> **Given information**
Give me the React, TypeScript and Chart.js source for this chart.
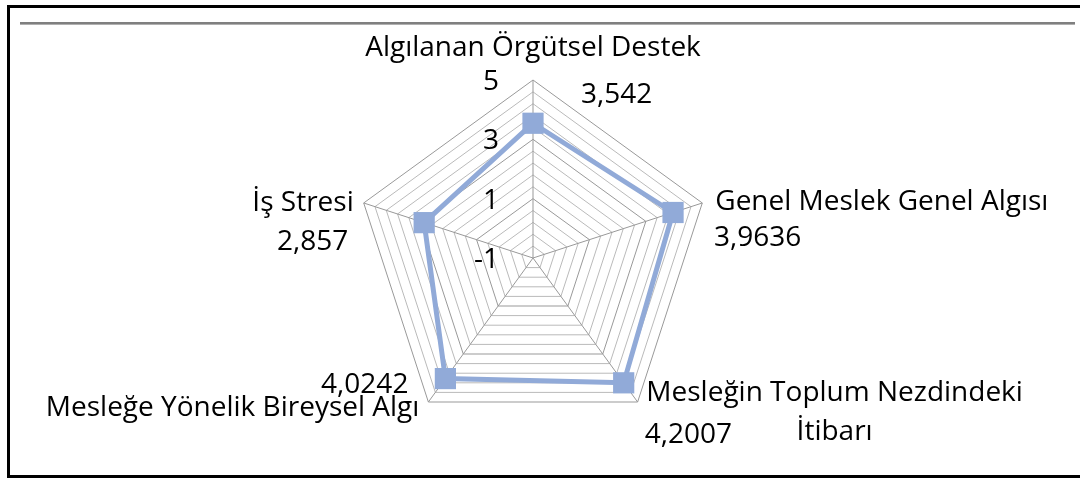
import React, { useEffect, useRef } from "react";
import { Chart, registerables } from "chart.js";

Chart.register(...registerables);

// ---- data ----
const categories: (string | string[])[] = [
  "Algılanan Örgütsel Destek",
  "Genel Meslek Genel Algısı",
  ["Mesleğin Toplum Nezdindeki", "İtibarı"],
  "Mesleğe Yönelik Bireysel Algı",
  "İş Stresi",
];
const values = [3.542, 3.9636, 4.2007, 4.0242, 2.857];
const valueLabels = ["3,542", "3,9636", "4,2007", "4,0242", "2,857"];
const axisMin = -1;
const axisMax = 5;
const majorStep = 2;
const minorStep = 0.4;

// ---- styles ----
const FONT_FAMILY = "'Open Sans', sans-serif";
const FONT_SIZE = 28;
const LINE_COLOR = "rgb(145,170,216)";

// offsets of category labels from the outer vertex
const catPlace = [
  { align: "center", dx: 0, dy: -32, lh: 0 },
  { align: "left", dx: 13, dy: -1, lh: 0 },
  { align: "center", dx: 197, dy: -9, lh: 39 },
  { align: "right", dx: -9, dy: 6, lh: 0 },
  { align: "right", dx: -10, dy: 0, lh: 0 },
];
// offsets of value labels from the data points
const valPlace = [
  { align: "left", dx: 48, dy: -28 },
  { align: "left", dx: 41, dy: 26 },
  { align: "left", dx: 21, dy: 52 },
  { align: "right", dx: -37, dy: 6 },
  { align: "right", dx: -76, dy: 19 },
];

const isMajor = (v: number) => {
  const k = (v - axisMin) / majorStep;
  return Math.abs(k - Math.round(k)) < 1e-6;
};

const labelPlugin = {
  id: "customLabels",
  afterDraw(chart: any) {
    const scale = chart.scales.r;
    const ctx = chart.ctx as CanvasRenderingContext2D;
    ctx.save();
    ctx.font = `${FONT_SIZE}px ${FONT_FAMILY}`;
    ctx.fillStyle = "#000";
    ctx.textBaseline = "middle";

    // category labels
    catPlace.forEach((p, i) => {
      const pos = scale.getPointPosition(i, scale.drawingArea);
      const c = categories[i];
      const lines = Array.isArray(c) ? c : [c];
      ctx.textAlign = p.align as CanvasTextAlign;
      lines.forEach((ln, j) => {
        ctx.fillText(ln, pos.x + p.dx, pos.y + p.dy + j * p.lh);
      });
    });

    // value labels
    const meta = chart.getDatasetMeta(0);
    meta.data.forEach((pt: any, i: number) => {
      const p = valPlace[i];
      ctx.textAlign = p.align as CanvasTextAlign;
      ctx.fillText(valueLabels[i], pt.x + p.dx, pt.y + p.dy);
    });

    // tick labels (major ticks only)
    ctx.textAlign = "right";
    scale.ticks.forEach((t: any) => {
      if (!isMajor(t.value)) return;
      const d = scale.getDistanceFromCenterForValue(t.value);
      ctx.fillText(String(Math.round(t.value)), scale.xCenter - 34, scale.yCenter - d + 2);
    });
    ctx.restore();
  },
};

export default function App() {
  const ref = useRef<HTMLCanvasElement | null>(null);

  useEffect(() => {
    if (!ref.current) return;
    const chart = new Chart(ref.current, {
      type: "radar",
      data: {
        labels: categories.map((c) => (Array.isArray(c) ? c.join(" ") : c)),
        datasets: [
          {
            data: values,
            borderColor: LINE_COLOR,
            backgroundColor: LINE_COLOR,
            borderWidth: 5,
            fill: false,
            pointStyle: "rect",
            pointRadius: 15,
            pointBorderWidth: 0,
            pointBackgroundColor: LINE_COLOR,
          },
        ],
      },
      options: {
        animation: false,
        responsive: false,
        devicePixelRatio: 1,
        layout: { padding: { left: 355, right: 369, top: 80, bottom: 42 } },
        plugins: { legend: { display: false }, tooltip: { enabled: false } },
        scales: {
          r: {
            min: axisMin,
            max: axisMax,
            ticks: { display: false, stepSize: minorStep },
            pointLabels: { display: false },
            grid: {
              color: (c: any) => (c.tick && isMajor(c.tick.value) ? "#999999" : "#bababa"),
              lineWidth: 1,
            },
            angleLines: { color: "#999999", lineWidth: 1 },
          },
        },
      },
      plugins: [labelPlugin],
    } as any);
    return () => chart.destroy();
  }, []);

  return (
    <div style={{ position: "fixed", left: 0, top: 0, width: 1080, height: 478, background: "#fff", overflow: "hidden" }}>
      <div
        style={{
          position: "absolute",
          left: 7,
          top: 5,
          width: 1090,
          height: 473,
          boxSizing: "border-box",
          border: "3px solid #000",
        }}
      />
      <div style={{ position: "absolute", left: 20, top: 22, width: 1055, height: 2, background: "#7f7f7f" }} />
      <div style={{ position: "absolute", left: 20, top: 24, width: 1055, height: 1, background: "#b0b0b0" }} />
      <canvas ref={ref} width={1080} height={478} style={{ position: "absolute", left: 0, top: 0, width: 1080, height: 478 }} />
    </div>
  );
}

> **What to do**
Make an exact copy of the listing above. Do not include the pictures.

> **Solution**
Give me the React, TypeScript and Chart.js source for this chart.
import React, { useEffect, useRef } from "react";
import { Chart, registerables } from "chart.js";

Chart.register(...registerables);

// ---- data ----
const categories: (string | string[])[] = [
  "Algılanan Örgütsel Destek",
  "Genel Meslek Genel Algısı",
  ["Mesleğin Toplum Nezdindeki", "İtibarı"],
  "Mesleğe Yönelik Bireysel Algı",
  "İş Stresi",
];
const values = [3.542, 3.9636, 4.2007, 4.0242, 2.857];
const valueLabels = ["3,542", "3,9636", "4,2007", "4,0242", "2,857"];
const axisMin = -1;
const axisMax = 5;
const majorStep = 2;
const minorStep = 0.4;

// ---- styles ----
const FONT_FAMILY = "'Open Sans', sans-serif";
const FONT_SIZE = 28;
const LINE_COLOR = "rgb(145,170,216)";

// offsets of category labels from the outer vertex
const catPlace = [
  { align: "center", dx: 0, dy: -32, lh: 0 },
  { align: "left", dx: 13, dy: -1, lh: 0 },
  { align: "center", dx: 197, dy: -9, lh: 39 },
  { align: "right", dx: -9, dy: 6, lh: 0 },
  { align: "right", dx: -10, dy: 0, lh: 0 },
];
// offsets of value labels from the data points
const valPlace = [
  { align: "left", dx: 48, dy: -28 },
  { align: "left", dx: 41, dy: 26 },
  { align: "left", dx: 21, dy: 52 },
  { align: "right", dx: -37, dy: 6 },
  { align: "right", dx: -76, dy: 19 },
];

const isMajor = (v: number) => {
  const k = (v - axisMin) / majorStep;
  return Math.abs(k - Math.round(k)) < 1e-6;
};

const labelPlugin = {
  id: "customLabels",
  afterDraw(chart: any) {
    const scale = chart.scales.r;
    const ctx = chart.ctx as CanvasRenderingContext2D;
    ctx.save();
    ctx.font = `${FONT_SIZE}px ${FONT_FAMILY}`;
    ctx.fillStyle = "#000";
    ctx.textBaseline = "middle";

    // category labels
    catPlace.forEach((p, i) => {
      const pos = scale.getPointPosition(i, scale.drawingArea);
      const c = categories[i];
      const lines = Array.isArray(c) ? c : [c];
      ctx.textAlign = p.align as CanvasTextAlign;
      lines.forEach((ln, j) => {
        ctx.fillText(ln, pos.x + p.dx, pos.y + p.dy + j * p.lh);
      });
    });

    // value labels
    const meta = chart.getDatasetMeta(0);
    meta.data.forEach((pt: any, i: number) => {
      const p = valPlace[i];
      ctx.textAlign = p.align as CanvasTextAlign;
      ctx.fillText(valueLabels[i], pt.x + p.dx, pt.y + p.dy);
    });

    // tick labels (major ticks only)
    ctx.textAlign = "right";
    scale.ticks.forEach((t: any) => {
      if (!isMajor(t.value)) return;
      const d = scale.getDistanceFromCenterForValue(t.value);
      ctx.fillText(String(Math.round(t.value)), scale.xCenter - 34, scale.yCenter - d + 2);
    });
    ctx.restore();
  },
};

export default function App() {
  const ref = useRef<HTMLCanvasElement | null>(null);

  useEffect(() => {
    if (!ref.current) return;
    const chart = new Chart(ref.current, {
      type: "radar",
      data: {
        labels: categories.map((c) => (Array.isArray(c) ? c.join(" ") : c)),
        datasets: [
          {
            data: values,
            borderColor: LINE_COLOR,
            backgroundColor: LINE_COLOR,
            borderWidth: 5,
            fill: false,
            pointStyle: "rect",
            pointRadius: 15,
            pointBorderWidth: 0,
            pointBackgroundColor: LINE_COLOR,
          },
        ],
      },
      options: {
        animation: false,
        responsive: false,
        devicePixelRatio: 1,
        layout: { padding: { left: 355, right: 369, top: 80, bottom: 42 } },
        plugins: { legend: { display: false }, tooltip: { enabled: false } },
        scales: {
          r: {
            min: axisMin,
            max: axisMax,
            ticks: { display: false, stepSize: minorStep },
            pointLabels: { display: false },
            grid: {
              color: (c: any) => (c.tick && isMajor(c.tick.value) ? "#999999" : "#bababa"),
              lineWidth: 1,
            },
            angleLines: { color: "#999999", lineWidth: 1 },
          },
        },
      },
      plugins: [labelPlugin],
    } as any);
    return () => chart.destroy();
  }, []);

  return (
    <div style={{ position: "fixed", left: 0, top: 0, width: 1080, height: 478, background: "#fff", overflow: "hidden" }}>
      <div
        style={{
          position: "absolute",
          left: 7,
          top: 5,
          width: 1090,
          height: 473,
          boxSizing: "border-box",
          border: "3px solid #000",
        }}
      />
      <div style={{ position: "absolute", left: 20, top: 22, width: 1055, height: 2, background: "#7f7f7f" }} />
      <div style={{ position: "absolute", left: 20, top: 24, width: 1055, height: 1, background: "#b0b0b0" }} />
      <canvas ref={ref} width={1080} height={478} style={{ position: "absolute", left: 0, top: 0, width: 1080, height: 478 }} />
    </div>
  );
}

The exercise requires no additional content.